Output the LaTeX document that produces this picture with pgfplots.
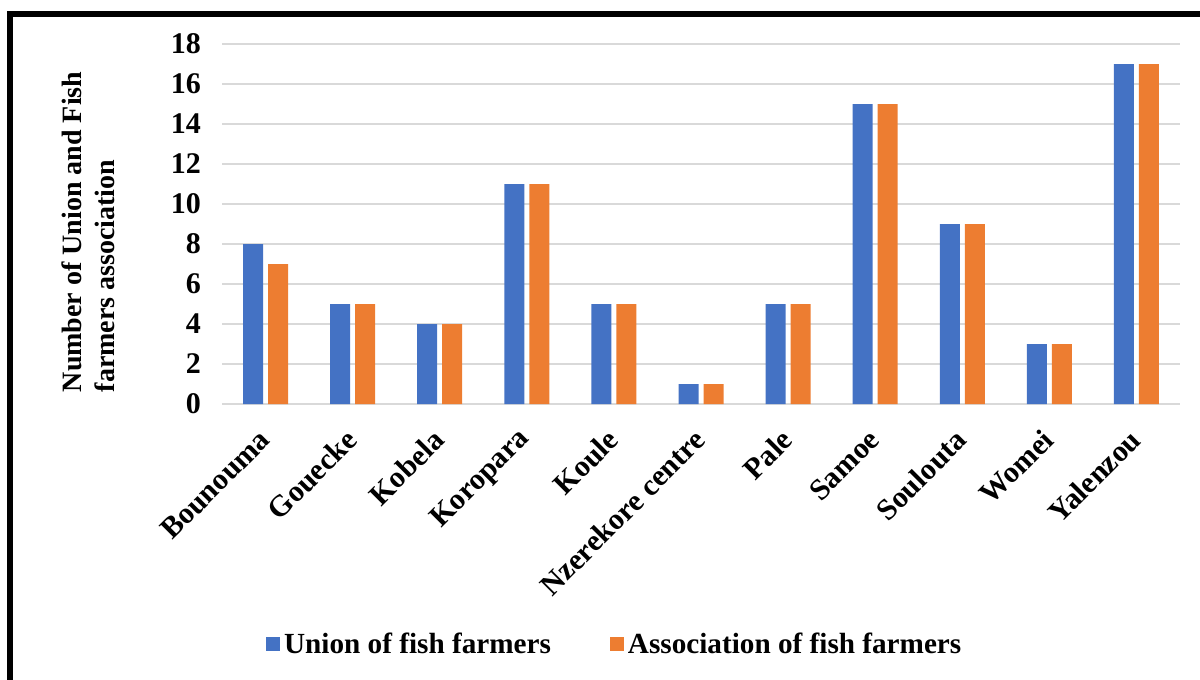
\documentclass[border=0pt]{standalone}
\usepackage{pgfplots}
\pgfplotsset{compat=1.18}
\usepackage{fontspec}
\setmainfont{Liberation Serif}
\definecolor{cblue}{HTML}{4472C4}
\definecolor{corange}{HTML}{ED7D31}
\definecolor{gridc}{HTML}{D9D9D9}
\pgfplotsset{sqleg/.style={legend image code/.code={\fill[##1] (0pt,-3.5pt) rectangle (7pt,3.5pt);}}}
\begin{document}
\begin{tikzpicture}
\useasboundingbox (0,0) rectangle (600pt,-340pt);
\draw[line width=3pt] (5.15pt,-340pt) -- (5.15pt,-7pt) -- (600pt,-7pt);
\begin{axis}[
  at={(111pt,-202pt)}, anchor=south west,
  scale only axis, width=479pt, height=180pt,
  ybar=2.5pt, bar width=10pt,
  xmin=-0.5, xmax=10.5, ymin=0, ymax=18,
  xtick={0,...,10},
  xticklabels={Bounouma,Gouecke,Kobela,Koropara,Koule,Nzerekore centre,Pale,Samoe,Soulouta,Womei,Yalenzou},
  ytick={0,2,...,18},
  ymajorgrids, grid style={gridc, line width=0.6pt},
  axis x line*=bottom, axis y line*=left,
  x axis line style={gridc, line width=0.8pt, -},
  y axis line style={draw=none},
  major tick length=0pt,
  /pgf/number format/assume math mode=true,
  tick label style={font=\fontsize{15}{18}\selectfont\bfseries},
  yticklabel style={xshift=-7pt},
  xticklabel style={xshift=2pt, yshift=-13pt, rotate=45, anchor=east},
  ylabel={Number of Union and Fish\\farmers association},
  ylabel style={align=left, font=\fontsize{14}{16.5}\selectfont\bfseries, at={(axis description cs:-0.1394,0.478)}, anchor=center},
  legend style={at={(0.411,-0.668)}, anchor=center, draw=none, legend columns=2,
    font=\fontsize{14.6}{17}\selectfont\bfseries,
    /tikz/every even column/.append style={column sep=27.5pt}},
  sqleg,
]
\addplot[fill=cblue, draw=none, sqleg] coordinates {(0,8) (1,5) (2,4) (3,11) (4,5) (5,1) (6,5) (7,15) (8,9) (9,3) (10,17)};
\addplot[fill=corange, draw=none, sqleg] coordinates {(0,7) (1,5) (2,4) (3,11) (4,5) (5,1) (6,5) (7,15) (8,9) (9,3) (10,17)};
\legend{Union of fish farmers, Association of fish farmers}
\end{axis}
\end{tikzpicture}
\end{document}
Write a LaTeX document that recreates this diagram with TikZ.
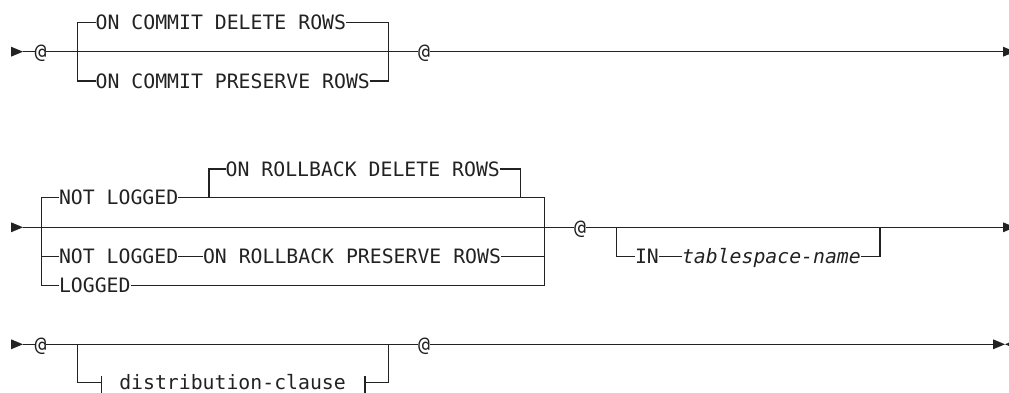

Written exercise:
Restate the whole of the material word for word without the pictures.

The response:
Output the LaTeX document that produces this picture with pgfplots.
\documentclass[border=0pt]{standalone}
\usepackage{pgfplots}
\pgfplotsset{compat=1.18}
\usepackage{fontspec}
\setmainfont{Liberation Serif}
\definecolor{cblue}{HTML}{4472C4}
\definecolor{corange}{HTML}{ED7D31}
\definecolor{gridc}{HTML}{D9D9D9}
\pgfplotsset{sqleg/.style={legend image code/.code={\fill[##1] (0pt,-3.5pt) rectangle (7pt,3.5pt);}}}
\begin{document}
\begin{tikzpicture}
\useasboundingbox (0,0) rectangle (600pt,-340pt);
\draw[line width=3pt] (5.15pt,-340pt) -- (5.15pt,-7pt) -- (600pt,-7pt);
\begin{axis}[
  at={(111pt,-202pt)}, anchor=south west,
  scale only axis, width=479pt, height=180pt,
  ybar=2.5pt, bar width=10pt,
  xmin=-0.5, xmax=10.5, ymin=0, ymax=18,
  xtick={0,...,10},
  xticklabels={Bounouma,Gouecke,Kobela,Koropara,Koule,Nzerekore centre,Pale,Samoe,Soulouta,Womei,Yalenzou},
  ytick={0,2,...,18},
  ymajorgrids, grid style={gridc, line width=0.6pt},
  axis x line*=bottom, axis y line*=left,
  x axis line style={gridc, line width=0.8pt, -},
  y axis line style={draw=none},
  major tick length=0pt,
  /pgf/number format/assume math mode=true,
  tick label style={font=\fontsize{15}{18}\selectfont\bfseries},
  yticklabel style={xshift=-7pt},
  xticklabel style={xshift=2pt, yshift=-13pt, rotate=45, anchor=east},
  ylabel={Number of Union and Fish\\farmers association},
  ylabel style={align=left, font=\fontsize{14}{16.5}\selectfont\bfseries, at={(axis description cs:-0.1394,0.478)}, anchor=center},
  legend style={at={(0.411,-0.668)}, anchor=center, draw=none, legend columns=2,
    font=\fontsize{14.6}{17}\selectfont\bfseries,
    /tikz/every even column/.append style={column sep=27.5pt}},
  sqleg,
]
\addplot[fill=cblue, draw=none, sqleg] coordinates {(0,8) (1,5) (2,4) (3,11) (4,5) (5,1) (6,5) (7,15) (8,9) (9,3) (10,17)};
\addplot[fill=corange, draw=none, sqleg] coordinates {(0,7) (1,5) (2,4) (3,11) (4,5) (5,1) (6,5) (7,15) (8,9) (9,3) (10,17)};
\legend{Union of fish farmers, Association of fish farmers}
\end{axis}
\end{tikzpicture}
\end{document}
Write a LaTeX document that recreates this diagram with TikZ.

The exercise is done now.